(Aim of the exercise) Extract every line that contains the word "matplotlib".

Entries with chart source code
--------
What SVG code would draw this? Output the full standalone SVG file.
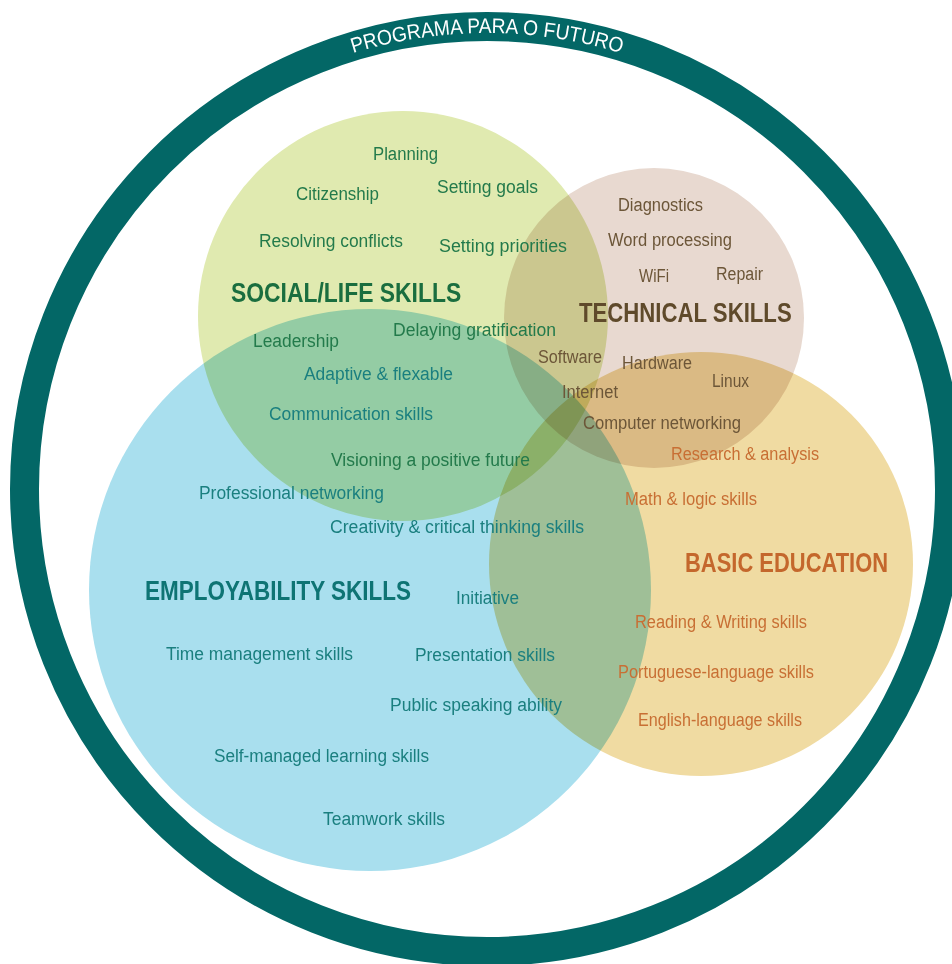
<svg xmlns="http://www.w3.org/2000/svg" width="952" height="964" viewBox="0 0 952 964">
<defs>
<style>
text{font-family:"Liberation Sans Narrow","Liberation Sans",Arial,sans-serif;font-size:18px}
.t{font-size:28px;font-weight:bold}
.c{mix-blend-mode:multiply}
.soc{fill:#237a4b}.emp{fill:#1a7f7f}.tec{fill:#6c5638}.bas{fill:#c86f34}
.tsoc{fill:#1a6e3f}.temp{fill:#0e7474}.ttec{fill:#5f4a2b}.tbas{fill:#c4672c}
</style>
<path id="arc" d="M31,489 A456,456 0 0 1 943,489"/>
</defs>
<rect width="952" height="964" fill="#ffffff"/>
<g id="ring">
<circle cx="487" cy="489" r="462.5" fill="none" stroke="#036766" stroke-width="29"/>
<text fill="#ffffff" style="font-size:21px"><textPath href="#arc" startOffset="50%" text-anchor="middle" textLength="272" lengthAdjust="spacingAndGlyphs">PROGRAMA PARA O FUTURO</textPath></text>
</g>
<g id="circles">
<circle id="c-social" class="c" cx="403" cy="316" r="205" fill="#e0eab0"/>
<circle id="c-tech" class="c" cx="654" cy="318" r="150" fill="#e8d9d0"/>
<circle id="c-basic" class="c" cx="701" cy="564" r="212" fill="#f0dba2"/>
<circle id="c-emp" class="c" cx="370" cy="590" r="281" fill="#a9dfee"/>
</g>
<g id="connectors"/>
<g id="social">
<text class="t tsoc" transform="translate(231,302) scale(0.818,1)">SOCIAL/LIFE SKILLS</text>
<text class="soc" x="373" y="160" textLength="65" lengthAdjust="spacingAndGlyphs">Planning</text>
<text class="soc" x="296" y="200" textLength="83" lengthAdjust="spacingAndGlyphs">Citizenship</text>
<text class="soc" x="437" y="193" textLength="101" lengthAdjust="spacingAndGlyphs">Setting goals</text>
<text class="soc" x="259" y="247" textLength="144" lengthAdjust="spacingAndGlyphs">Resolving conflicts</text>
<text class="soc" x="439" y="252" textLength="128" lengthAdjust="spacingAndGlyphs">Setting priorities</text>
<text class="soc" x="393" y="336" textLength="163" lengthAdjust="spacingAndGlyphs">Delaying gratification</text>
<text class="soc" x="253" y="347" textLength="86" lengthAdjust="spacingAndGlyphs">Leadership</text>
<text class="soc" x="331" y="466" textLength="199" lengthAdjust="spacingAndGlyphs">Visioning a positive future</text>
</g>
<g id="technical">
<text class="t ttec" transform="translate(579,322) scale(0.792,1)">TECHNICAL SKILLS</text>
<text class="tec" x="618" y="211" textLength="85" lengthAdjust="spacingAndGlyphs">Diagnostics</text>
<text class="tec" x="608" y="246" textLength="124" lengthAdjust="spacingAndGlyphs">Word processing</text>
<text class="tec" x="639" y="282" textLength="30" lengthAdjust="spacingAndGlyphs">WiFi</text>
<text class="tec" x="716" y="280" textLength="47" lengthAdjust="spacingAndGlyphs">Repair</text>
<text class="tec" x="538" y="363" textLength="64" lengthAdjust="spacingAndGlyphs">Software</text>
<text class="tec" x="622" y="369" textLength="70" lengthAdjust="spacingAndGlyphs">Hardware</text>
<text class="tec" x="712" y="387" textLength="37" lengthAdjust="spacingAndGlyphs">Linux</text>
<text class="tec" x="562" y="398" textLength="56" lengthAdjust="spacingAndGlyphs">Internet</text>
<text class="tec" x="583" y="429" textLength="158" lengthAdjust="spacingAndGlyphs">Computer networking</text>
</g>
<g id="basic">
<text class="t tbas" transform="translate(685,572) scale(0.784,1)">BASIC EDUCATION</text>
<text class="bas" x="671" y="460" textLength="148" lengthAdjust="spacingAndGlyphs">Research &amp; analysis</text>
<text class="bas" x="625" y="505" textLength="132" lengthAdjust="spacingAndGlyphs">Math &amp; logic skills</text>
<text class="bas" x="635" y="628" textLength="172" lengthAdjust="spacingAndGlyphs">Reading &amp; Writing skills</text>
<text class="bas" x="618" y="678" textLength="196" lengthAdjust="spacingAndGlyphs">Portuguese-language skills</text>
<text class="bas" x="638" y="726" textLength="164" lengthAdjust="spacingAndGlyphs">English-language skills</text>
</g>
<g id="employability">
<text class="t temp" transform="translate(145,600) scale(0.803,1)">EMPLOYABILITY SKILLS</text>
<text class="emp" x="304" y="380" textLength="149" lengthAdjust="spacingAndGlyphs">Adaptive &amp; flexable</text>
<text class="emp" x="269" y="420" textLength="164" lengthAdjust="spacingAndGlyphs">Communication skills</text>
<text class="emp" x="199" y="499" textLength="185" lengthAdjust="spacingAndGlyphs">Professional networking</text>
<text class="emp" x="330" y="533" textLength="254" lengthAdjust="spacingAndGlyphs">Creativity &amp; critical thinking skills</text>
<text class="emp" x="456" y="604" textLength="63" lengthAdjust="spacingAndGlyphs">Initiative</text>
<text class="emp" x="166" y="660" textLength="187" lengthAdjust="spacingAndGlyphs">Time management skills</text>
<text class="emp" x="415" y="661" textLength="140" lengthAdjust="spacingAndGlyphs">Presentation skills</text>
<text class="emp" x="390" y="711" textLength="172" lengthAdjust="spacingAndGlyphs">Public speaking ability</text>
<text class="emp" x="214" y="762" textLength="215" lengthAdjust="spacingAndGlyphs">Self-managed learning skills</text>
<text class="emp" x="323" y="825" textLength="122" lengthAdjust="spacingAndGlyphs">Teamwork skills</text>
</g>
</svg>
--------
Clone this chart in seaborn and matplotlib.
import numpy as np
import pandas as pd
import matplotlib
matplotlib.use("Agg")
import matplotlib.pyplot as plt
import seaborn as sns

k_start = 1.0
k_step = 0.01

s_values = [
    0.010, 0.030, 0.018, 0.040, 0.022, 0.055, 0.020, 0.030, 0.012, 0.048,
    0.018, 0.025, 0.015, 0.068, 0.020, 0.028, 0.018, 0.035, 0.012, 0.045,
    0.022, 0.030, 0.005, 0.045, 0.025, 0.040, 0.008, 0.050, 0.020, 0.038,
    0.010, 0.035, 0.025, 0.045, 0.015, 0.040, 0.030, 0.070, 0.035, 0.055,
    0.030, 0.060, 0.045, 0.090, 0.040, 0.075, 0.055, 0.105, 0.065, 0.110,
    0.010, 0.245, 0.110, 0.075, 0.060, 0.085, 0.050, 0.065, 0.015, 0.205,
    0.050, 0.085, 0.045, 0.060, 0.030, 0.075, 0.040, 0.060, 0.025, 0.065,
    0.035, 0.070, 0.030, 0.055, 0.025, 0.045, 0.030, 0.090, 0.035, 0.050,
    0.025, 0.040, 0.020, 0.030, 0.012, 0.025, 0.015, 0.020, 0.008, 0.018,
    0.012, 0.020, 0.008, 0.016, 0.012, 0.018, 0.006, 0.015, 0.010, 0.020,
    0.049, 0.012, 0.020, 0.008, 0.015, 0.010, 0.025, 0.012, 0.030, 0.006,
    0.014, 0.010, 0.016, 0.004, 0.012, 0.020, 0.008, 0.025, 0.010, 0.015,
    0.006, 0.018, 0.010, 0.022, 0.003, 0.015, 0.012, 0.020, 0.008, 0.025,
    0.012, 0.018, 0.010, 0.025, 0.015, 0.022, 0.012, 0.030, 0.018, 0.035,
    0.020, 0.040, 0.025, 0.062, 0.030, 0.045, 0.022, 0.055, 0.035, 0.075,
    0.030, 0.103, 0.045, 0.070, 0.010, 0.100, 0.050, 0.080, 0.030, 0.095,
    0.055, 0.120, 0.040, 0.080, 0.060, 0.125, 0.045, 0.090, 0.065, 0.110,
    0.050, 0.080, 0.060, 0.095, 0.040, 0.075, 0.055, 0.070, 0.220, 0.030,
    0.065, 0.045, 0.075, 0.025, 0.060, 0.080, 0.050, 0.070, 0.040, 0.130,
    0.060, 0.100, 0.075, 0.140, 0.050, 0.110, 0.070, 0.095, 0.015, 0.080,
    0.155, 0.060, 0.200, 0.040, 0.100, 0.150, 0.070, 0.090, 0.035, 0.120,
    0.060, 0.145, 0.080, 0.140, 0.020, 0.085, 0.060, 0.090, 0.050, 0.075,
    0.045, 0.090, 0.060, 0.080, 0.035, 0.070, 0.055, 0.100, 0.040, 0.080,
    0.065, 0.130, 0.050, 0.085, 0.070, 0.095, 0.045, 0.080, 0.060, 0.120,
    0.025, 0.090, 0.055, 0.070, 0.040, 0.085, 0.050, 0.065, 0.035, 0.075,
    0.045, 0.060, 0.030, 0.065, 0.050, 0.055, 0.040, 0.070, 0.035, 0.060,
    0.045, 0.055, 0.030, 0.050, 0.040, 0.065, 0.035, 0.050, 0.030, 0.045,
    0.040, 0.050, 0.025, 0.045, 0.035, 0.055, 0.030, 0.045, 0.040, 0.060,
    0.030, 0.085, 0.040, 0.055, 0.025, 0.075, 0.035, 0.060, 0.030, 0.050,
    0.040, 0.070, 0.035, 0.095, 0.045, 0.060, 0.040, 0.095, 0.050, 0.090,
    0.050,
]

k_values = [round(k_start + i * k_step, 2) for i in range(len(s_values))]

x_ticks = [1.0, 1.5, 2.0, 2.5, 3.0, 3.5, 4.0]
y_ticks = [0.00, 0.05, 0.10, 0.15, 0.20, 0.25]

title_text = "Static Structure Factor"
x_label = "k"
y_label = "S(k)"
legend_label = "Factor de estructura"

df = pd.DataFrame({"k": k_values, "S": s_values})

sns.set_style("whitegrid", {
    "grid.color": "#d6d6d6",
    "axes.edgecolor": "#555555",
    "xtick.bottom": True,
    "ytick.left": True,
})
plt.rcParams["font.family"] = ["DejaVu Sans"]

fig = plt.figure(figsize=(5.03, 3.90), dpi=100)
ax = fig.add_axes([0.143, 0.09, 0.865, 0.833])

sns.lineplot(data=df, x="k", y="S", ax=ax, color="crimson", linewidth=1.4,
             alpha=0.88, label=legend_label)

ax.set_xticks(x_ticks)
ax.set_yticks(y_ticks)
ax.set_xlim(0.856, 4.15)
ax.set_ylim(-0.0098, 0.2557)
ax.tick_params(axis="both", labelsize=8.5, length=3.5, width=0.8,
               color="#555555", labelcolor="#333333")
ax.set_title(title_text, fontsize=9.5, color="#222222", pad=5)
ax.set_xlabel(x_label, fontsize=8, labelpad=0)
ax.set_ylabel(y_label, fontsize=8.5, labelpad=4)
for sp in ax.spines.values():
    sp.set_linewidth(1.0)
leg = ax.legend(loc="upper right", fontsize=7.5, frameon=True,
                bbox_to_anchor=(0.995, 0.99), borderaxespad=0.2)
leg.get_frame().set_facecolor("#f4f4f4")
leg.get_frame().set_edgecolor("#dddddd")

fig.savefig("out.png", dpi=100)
--------
(Exercise response)
Clone this chart in seaborn and matplotlib.
import matplotlib
matplotlib.use("Agg")
import matplotlib.pyplot as plt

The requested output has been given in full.